Bei den Zornedinger Gemeinderäten kam die neue Planung fast durchweg gut an. "Wenn man mit dem Konzept etwas verbessern kann und auch noch weniger dafür zahlen muss, dann ist das doch optimal", sagte etwa Jutta Sirotek (CSU). Wilhelm Ficker (FWG) lobte, der neue Plan sei der Klimakrise angepasst. Auch Moritz Dietz (Grüne) stimmt in die Lobeshymne mit ein - eine super Sache sei das und er hoffe sehr, dass es klappt. Der Dritte Bürgermeister regte in dem Zusammenhang noch an, womöglich eine frei zugängliche Trinkwasserstelle am Bahnhof einzurichten. Eine solche würde sich angesichts der heißen Sommer an dieser Stelle gut machen, so Dietz.
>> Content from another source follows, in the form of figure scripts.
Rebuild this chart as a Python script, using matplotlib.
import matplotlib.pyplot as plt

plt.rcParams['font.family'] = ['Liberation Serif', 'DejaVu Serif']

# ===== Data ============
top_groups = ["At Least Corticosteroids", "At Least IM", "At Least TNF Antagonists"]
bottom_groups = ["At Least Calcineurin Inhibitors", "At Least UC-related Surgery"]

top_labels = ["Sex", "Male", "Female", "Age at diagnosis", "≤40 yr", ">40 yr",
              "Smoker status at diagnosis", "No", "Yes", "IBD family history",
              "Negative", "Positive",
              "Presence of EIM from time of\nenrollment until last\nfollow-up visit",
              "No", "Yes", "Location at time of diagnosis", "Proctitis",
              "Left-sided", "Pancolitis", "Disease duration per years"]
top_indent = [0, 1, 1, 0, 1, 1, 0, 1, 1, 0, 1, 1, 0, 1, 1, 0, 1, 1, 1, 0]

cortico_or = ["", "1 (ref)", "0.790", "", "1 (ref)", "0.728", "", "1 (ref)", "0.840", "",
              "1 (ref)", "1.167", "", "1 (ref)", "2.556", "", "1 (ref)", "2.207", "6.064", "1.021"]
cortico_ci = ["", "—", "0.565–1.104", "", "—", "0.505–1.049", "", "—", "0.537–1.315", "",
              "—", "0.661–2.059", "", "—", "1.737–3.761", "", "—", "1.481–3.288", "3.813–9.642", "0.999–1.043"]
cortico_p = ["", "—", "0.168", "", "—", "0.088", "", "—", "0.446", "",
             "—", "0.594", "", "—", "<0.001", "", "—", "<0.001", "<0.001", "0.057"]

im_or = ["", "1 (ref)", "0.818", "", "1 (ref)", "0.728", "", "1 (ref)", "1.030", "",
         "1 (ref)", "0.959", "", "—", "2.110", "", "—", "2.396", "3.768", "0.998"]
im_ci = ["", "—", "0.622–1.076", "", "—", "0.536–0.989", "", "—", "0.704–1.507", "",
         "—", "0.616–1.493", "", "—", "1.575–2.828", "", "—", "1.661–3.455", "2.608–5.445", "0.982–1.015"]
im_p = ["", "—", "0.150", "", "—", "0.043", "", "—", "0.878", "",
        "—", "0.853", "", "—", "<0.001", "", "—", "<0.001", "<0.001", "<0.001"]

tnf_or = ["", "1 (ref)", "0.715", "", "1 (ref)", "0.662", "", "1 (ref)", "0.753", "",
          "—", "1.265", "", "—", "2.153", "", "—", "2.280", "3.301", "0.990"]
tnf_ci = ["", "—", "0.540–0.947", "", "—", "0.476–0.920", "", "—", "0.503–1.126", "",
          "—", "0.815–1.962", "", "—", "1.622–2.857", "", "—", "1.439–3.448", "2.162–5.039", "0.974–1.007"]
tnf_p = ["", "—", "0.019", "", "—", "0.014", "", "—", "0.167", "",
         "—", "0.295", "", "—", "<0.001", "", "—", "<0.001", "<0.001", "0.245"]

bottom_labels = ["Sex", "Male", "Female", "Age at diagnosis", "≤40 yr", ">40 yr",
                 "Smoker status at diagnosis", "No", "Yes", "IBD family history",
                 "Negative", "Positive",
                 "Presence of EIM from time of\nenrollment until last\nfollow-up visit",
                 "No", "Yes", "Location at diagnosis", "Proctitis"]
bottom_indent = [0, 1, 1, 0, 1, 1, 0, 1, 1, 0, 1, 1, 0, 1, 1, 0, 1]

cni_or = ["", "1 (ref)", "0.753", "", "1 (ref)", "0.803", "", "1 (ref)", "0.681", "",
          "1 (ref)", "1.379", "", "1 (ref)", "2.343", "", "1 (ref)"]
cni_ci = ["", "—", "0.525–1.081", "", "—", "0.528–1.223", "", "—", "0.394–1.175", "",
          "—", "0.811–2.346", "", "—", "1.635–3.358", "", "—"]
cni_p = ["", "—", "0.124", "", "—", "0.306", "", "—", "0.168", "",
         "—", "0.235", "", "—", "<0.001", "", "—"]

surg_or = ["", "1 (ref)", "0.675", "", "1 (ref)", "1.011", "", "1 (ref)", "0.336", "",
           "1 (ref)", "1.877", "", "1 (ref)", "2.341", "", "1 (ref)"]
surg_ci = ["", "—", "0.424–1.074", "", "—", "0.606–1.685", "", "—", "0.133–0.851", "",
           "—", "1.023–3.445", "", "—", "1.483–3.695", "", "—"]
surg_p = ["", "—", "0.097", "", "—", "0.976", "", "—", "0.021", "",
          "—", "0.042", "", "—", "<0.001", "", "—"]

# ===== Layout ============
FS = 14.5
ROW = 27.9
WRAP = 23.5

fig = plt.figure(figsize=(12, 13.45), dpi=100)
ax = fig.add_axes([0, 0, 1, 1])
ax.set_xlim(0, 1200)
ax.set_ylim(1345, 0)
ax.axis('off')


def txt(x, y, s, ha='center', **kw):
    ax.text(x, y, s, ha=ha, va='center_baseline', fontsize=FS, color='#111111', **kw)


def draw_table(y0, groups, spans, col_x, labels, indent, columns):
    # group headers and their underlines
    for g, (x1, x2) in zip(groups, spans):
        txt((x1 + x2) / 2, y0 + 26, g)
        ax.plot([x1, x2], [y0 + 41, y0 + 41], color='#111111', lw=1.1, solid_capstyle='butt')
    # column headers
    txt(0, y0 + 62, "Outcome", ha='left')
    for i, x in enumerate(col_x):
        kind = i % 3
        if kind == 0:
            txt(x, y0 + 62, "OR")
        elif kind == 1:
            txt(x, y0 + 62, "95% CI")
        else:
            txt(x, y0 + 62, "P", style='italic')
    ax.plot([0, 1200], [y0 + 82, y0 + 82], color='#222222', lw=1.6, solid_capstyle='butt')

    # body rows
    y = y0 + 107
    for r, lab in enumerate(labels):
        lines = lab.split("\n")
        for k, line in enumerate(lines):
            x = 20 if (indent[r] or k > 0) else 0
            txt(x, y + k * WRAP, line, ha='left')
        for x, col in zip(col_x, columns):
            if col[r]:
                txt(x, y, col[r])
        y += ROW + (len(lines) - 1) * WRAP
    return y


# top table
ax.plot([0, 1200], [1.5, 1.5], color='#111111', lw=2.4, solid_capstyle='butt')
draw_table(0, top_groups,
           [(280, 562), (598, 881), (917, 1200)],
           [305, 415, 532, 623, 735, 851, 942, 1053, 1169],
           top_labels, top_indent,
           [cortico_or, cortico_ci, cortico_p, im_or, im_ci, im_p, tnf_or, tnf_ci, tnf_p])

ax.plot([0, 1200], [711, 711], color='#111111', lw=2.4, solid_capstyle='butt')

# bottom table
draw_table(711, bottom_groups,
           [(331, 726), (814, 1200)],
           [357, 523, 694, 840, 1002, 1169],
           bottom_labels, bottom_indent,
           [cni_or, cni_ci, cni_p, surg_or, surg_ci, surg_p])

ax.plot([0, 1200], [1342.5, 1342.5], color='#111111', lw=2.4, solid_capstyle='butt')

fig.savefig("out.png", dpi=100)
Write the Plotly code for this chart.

Etwas auf die Euphoriebremse trat derweil Robert Strobl (CSU), der unabhängig von der neuen Planung darüber klagte, dass die Gemeinde inzwischen weit über drei Millionen Euro in den Bahnhof "versenkt" habe. "Ich finde es Wahnsinn, das Geld so rauszuhauen und nicht mehr dafür zu bekommen", sagte Strobl mit Blick auf das zwar ökologisch hochwertige, dafür jedoch nicht allzu große Bahnhofsgebäude. Es handele sich hierbei immer noch um Steuergelder, gab der CSU-Gemeinderat zu bedenken - egal, ob letztlich die Gemeinde oder die Bahn selbst dafür bezahle.